We’re pattern-seeking creatures, we humans, and as we plan and predict, we’re using the patterns we have identified to figure out how interact with our world. We rely on those patterns to effect what we want to happen… or to prepare for what we think will. We may have been told things, we may have read things, or we may have seen something, and then we jump into action, based on what it all means when we piece it together. At the sight of a brigantine in the foggy distance, you prepare to beg for your life or bargain for mercy. You don’t even bother readying your guns, because you’ve heard about a ship exactly like this one that’s reduced other ships like yours to floating tinder. Plus, there’s no way you’re going to outrun them, based on the winds, your cargo weight, and the relative speeds of your two different vessels. So, you save your gunpowder and get ready to (hopefully) strike a deal with the sailors about to overtake you.
Aggregate snippets of auxiliary information we’ve gathered from the world around us fill in the myriad gaps of our immediate perception, distracted and partial as it is. It’s impossible for us to directly experience and perceive every useful bit of knowledge we’ll need at some point, so we rely on second-hand information, as well as deductions and pattern-matching. We approximate, thinking that if a situation is close enough to another that we (or others) have experienced, the same thing will happen to us. Sure enough, the ship approaching does turn out to be pirates. They board your vessel, remove your cargo, and spare your life when you beg them not to kill you. Those “facts” have been confirmed. They may be assumptions based on hearsay, but we rely on them as “true”. Because, for whatever reason, they work.
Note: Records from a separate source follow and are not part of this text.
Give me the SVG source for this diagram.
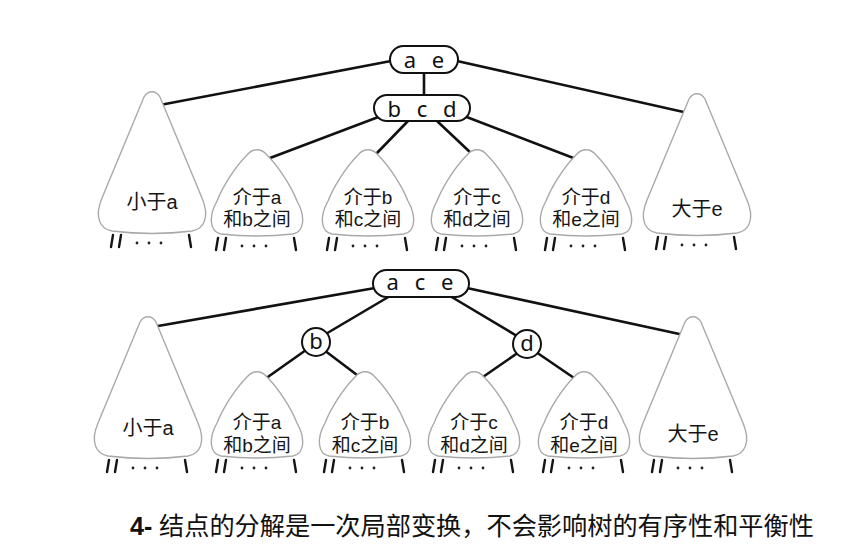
<svg xmlns="http://www.w3.org/2000/svg" xmlns:xlink="http://www.w3.org/1999/xlink" width="860" height="551" viewBox="0 0 860 551">
<style>
.tri{fill:#fff;stroke:#a9a9a9;stroke-width:1.4}
.leg{stroke:#151515;stroke-width:2.4;stroke-linecap:round;fill:none}
.dot{fill:#222}
.box{fill:#fff;stroke:#111;stroke-width:2}
.edge{stroke:#111;stroke-width:2.6;fill:none;stroke-linecap:round}
.key{font-family:"Noto Sans","DejaVu Sans",sans-serif;font-size:22px;fill:#111;text-anchor:middle;word-spacing:10px}
.lab{font-family:"Liberation Sans","Noto Sans CJK SC",sans-serif;font-size:19px;fill:#151515;text-anchor:middle}
.big{font-size:20px}
.cap{font-family:"Liberation Sans","Noto Sans CJK SC",sans-serif;font-size:25.2px;fill:#111}
</style>
<defs>
<path id="bigTri" class="tri" d="M-8,-136 C-4,-143 4,-143 8,-136 L50,-35 C58,-16 52,-4 40,-2 Q0,3 -40,-2 C-52,-4 -58,-16 -50,-35 Z"/>
<path id="medTri" class="tri" d="M-10,-81 C-4,-88 4,-88 10,-81 C22,-69 34,-50 40,-35 C49,-19 47,-4 36,-2 Q0,2 -36,-2 C-47,-4 -49,-19 -40,-35 C-34,-50 -22,-69 -10,-81 Z"/>
<g id="legs">
<path class="leg" d="M-39,2 L-41,14 M-31,2 L-33,14 M37,2 L39,14"/>
<circle class="dot" cx="-15" cy="10" r="1.4"/>
<circle class="dot" cx="-3" cy="10" r="1.4"/>
<circle class="dot" cx="9" cy="10" r="1.4"/>
</g>
</defs>
<rect width="860" height="551" fill="#fff"/>

<g id="connectors">
<line class="edge" x1="424" y1="73" x2="424" y2="95"/>
<line class="edge" x1="391" y1="61" x2="160" y2="105"/>
<line class="edge" x1="457" y1="61" x2="688" y2="113"/>
<line class="edge" x1="381" y1="116" x2="270" y2="158"/>
<line class="edge" x1="408" y1="121" x2="377" y2="153"/>
<line class="edge" x1="437" y1="121" x2="472" y2="154"/>
<line class="edge" x1="464" y1="116" x2="576" y2="159"/>
<line class="edge" x1="375" y1="288" x2="158" y2="326"/>
<line class="edge" x1="467" y1="288" x2="684" y2="335"/>
<line class="edge" x1="390" y1="296" x2="324" y2="335"/>
<line class="edge" x1="450" y1="296" x2="517" y2="336"/>
<line class="edge" x1="306" y1="350" x2="265" y2="379"/>
<line class="edge" x1="324" y1="350" x2="361" y2="378"/>
<line class="edge" x1="519" y1="352" x2="480" y2="379"/>
<line class="edge" x1="536" y1="352" x2="577" y2="380"/>
</g>

<g id="top-ae"><rect class="box" x="390" y="46" width="68" height="27" rx="13.5"/><text class="key" x="424" y="68">a e</text></g>
<g id="top-bcd"><rect class="box" x="374" y="95" width="96" height="26" rx="13"/><text class="key" x="422" y="117">b c d</text></g>

<g id="top-lt" transform="translate(152,233)"><use xlink:href="#bigTri"/><use xlink:href="#legs"/><text class="lab big" x="0" y="-24">小于a</text></g>
<g id="top-m1" transform="translate(257,236)"><use xlink:href="#medTri"/><use xlink:href="#legs"/><text class="lab" x="0" y="-32">介于a</text><text class="lab" x="0" y="-10">和b之间</text></g>
<g id="top-m2" transform="translate(368,236)"><use xlink:href="#medTri"/><use xlink:href="#legs"/><text class="lab" x="0" y="-32">介于b</text><text class="lab" x="0" y="-10">和c之间</text></g>
<g id="top-m3" transform="translate(477,236)"><use xlink:href="#medTri"/><use xlink:href="#legs"/><text class="lab" x="0" y="-32">介于c</text><text class="lab" x="0" y="-10">和d之间</text></g>
<g id="top-m4" transform="translate(586,236)"><use xlink:href="#medTri"/><use xlink:href="#legs"/><text class="lab" x="0" y="-32">介于d</text><text class="lab" x="0" y="-10">和e之间</text></g>
<g id="top-rt" transform="translate(697,235)"><use xlink:href="#bigTri"/><use xlink:href="#legs"/><text class="lab big" x="0" y="-19">大于e</text></g>

<g id="bot-ace"><rect class="box" x="373" y="270" width="96" height="27" rx="13.5"/><text class="key" x="420" y="290">a c e</text></g>
<g id="bot-b"><circle class="box" cx="316" cy="342" r="14"/><text class="key" x="316" y="349">b</text></g>
<g id="bot-d"><circle class="box" cx="527" cy="344" r="14"/><text class="key" x="527" y="351">d</text></g>

<g id="bot-lt" transform="translate(148,458)"><use xlink:href="#bigTri"/><use xlink:href="#legs"/><text class="lab big" x="0" y="-23">小于a</text></g>
<g id="bot-m1" transform="translate(257,458)"><use xlink:href="#medTri"/><use xlink:href="#legs"/><text class="lab" x="0" y="-29">介于a</text><text class="lab" x="0" y="-6">和b之间</text></g>
<g id="bot-m2" transform="translate(365,458)"><use xlink:href="#medTri"/><use xlink:href="#legs"/><text class="lab" x="0" y="-29">介于b</text><text class="lab" x="0" y="-6">和c之间</text></g>
<g id="bot-m3" transform="translate(474,458)"><use xlink:href="#medTri"/><use xlink:href="#legs"/><text class="lab" x="0" y="-29">介于c</text><text class="lab" x="0" y="-6">和d之间</text></g>
<g id="bot-m4" transform="translate(584,458)"><use xlink:href="#medTri"/><use xlink:href="#legs"/><text class="lab" x="0" y="-29">介于d</text><text class="lab" x="0" y="-6">和e之间</text></g>
<g id="bot-rt" transform="translate(693,458)"><use xlink:href="#bigTri"/><use xlink:href="#legs"/><text class="lab big" x="0" y="-17">大于e</text></g>

<text class="cap" x="130" y="535"><tspan font-weight="bold">4-</tspan> <tspan x="159">结点的分解是一次局部变换，不会影响树的有序性和平衡性</tspan></text>
</svg>
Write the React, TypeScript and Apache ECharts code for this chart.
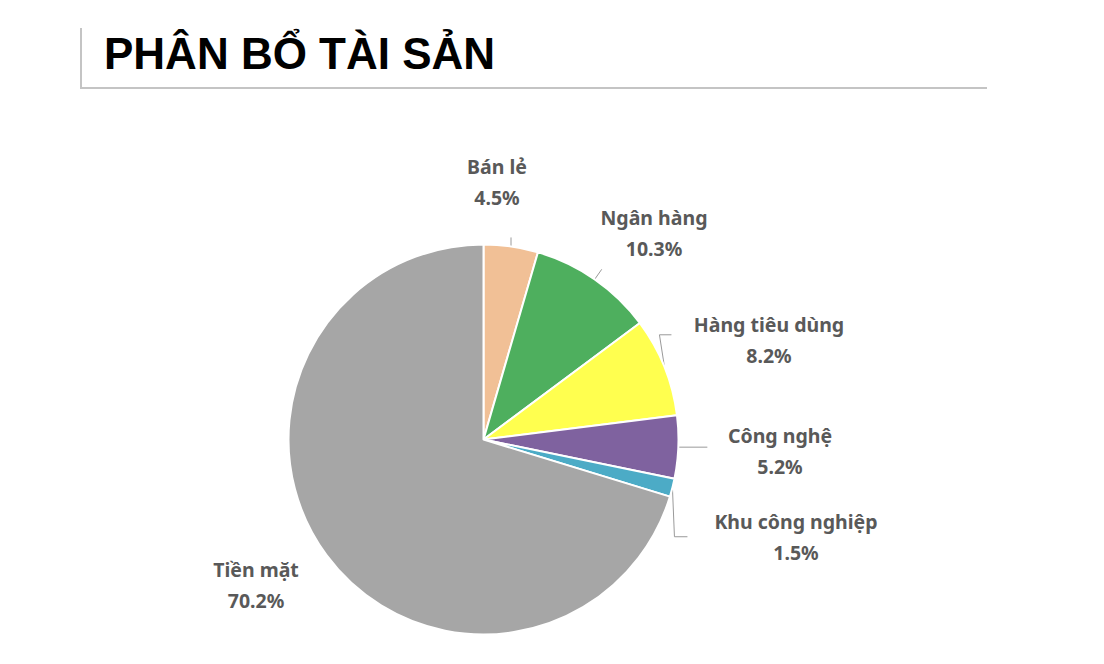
import React, { useEffect, useRef } from "react";
import * as echarts from "echarts";

const TITLE = "PHÂN BỔ TÀI SẢN";
const categories = ["Bán lẻ", "Ngân hàng", "Hàng tiêu dùng", "Công nghệ", "Khu công nghiệp", "Tiền mặt"];
const values = [4.5, 10.3, 8.2, 5.2, 1.5, 70.2];
const colors = ["#F1C096", "#4EAF5E", "#FFFF4F", "#7F629F", "#4CABC6", "#A6A6A6"];

// layout (label centres and label-line bends, relative offsets)
const PIE_CENTER = [483.5, 439.5];
const PIE_RADIUS = 195;
const LABEL_CENTERS = [
  [497, 182],
  [654, 233],
  [769, 340],
  [780, 451],
  [796, 537],
  [256, 585],
];
// extra points of each label line, as offsets from the point on the pie edge
const LINE_OFFSETS: number[][][] = [
  [[0, -9]],
  [[7, -10]],
  [[-5, -32], [7, -32]],
  [[29, 0]],
  [[2, 49], [15, 49]],
  [],
];

export default function App() {
  const ref = useRef<HTMLDivElement>(null);
  useEffect(() => {
    if (!ref.current) return;
    const chart = echarts.init(ref.current, undefined, { renderer: "svg" });
    chart.setOption({
      animation: false,
      backgroundColor: "#ffffff",
      title: {
        text: TITLE,
        left: 99,
        top: 26,
        textStyle: {
          fontFamily: "Liberation Sans",
          fontWeight: "bold",
          fontSize: 44,
          color: "#000000",
        },
      },
      graphic: [
        {
          type: "line",
          shape: { x1: 81, y1: 28, x2: 81, y2: 88 },
          style: { stroke: "#C4C4C4", lineWidth: 2 },
        },
        {
          type: "line",
          shape: { x1: 80, y1: 88, x2: 987, y2: 88 },
          style: { stroke: "#C4C4C4", lineWidth: 2 },
        },
      ],
      series: [
        {
          type: "pie",
          center: PIE_CENTER,
          radius: PIE_RADIUS,
          startAngle: 90,
          clockwise: true,
          avoidLabelOverlap: false,
          itemStyle: { borderColor: "#ffffff", borderWidth: 2 },
          emphasis: { disabled: true },
          label: {
            show: true,
            position: "outside",
            formatter: (p: any) => `${p.name}\n${Number(p.value).toFixed(1)}%`,
            fontFamily: "Noto Sans",
            fontWeight: "bold",
            fontSize: 19.5,
            lineHeight: 31,
            color: "#595959",
            align: "center",
          },
          labelLine: {
            show: true,
            length: 10,
            length2: 10,
            lineStyle: { color: "#9A9A9A", width: 1 },
          },
          labelLayout: (params: any) => {
            const i = params.dataIndex;
            const c = LABEL_CENTERS[i];
            const pts = params.labelLinePoints;
            const res: any = { x: c[0], y: c[1], align: "center", verticalAlign: "middle" };
            if (pts && pts.length) {
              const p0 = pts[0];
              const list = [[p0[0], p0[1]]];
              LINE_OFFSETS[i].forEach((o) => list.push([p0[0] + o[0], p0[1] + o[1]]));
              if (list.length === 1) list.push([p0[0], p0[1]]);
              res.labelLinePoints = list;
            }
            return res;
          },
          data: categories.map((name, i) => ({
            name,
            value: values[i],
            itemStyle: { color: colors[i] },
            labelLine: { show: LINE_OFFSETS[i].length > 0 },
          })),
        },
      ],
    });
    return () => chart.dispose();
  }, []);
  return (
    <div
      ref={ref}
      style={{ position: "absolute", left: 0, top: 0, width: 1104, height: 664, background: "#fff" }}
    />
  );
}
Of course, there’s always the chance that we won’t experience an identical outcome. The ship approaching may turn out to be another commercial vessel, and they just sail on by. Or they might be pirates who are intent on killing everyone on board, no matter how pitifully you plead for mercy. Or they might have no cannon balls or gunpowder, are weakened by scurvy, and are easy to fight off. A different outcome than we expect means we need to identify different patterns. We have to “reason” through our experience and look for new clues that can help us predict situations in the future, when we have to react to a new situation. The next time a fast ship starts to follow you in the fog, you’re not going to hang out, waiting for it to catch up, so you can see if you should be afraid. You’re going to reach a conclusion that will give you a jump on the situation and keep you in charge of the outcome.
Of course, we’re always piecing things together as we go, based on what we’ve experienced before, what we’ve heard, what we’ve been told. No matter how intense or bland, glorious or desolate the quality of our lives, our view of what is, is always partial, always fabricated. It’s constructed from a combination of what is, what was, what we think is, what others have told / shown us, and what we hope will be. Our “truth” is an amalgamation of facts, half-truths, baldfaced lies, impressions, and assumptions, which we pull together on the spur of every living moment. And no matter how reliable that truth seems to be… no matter how confident it makes us feel, or how much control it seems to give us, our truth can never be verified 100%. Our internal information flow is so fraught with subtle physical, temporal, and conceptual gaps in our systems, they invariably lead to data gaps – or data loss. Every detail of our lives is specific to us, our biochemistry, our experiences and interpretations, and the ways in which we flesh out the missing pieces is as unique as each individual personality.
The one thing we all have in common is that we’re never actually 100% in command of all the available facts. That’s not how we’re built.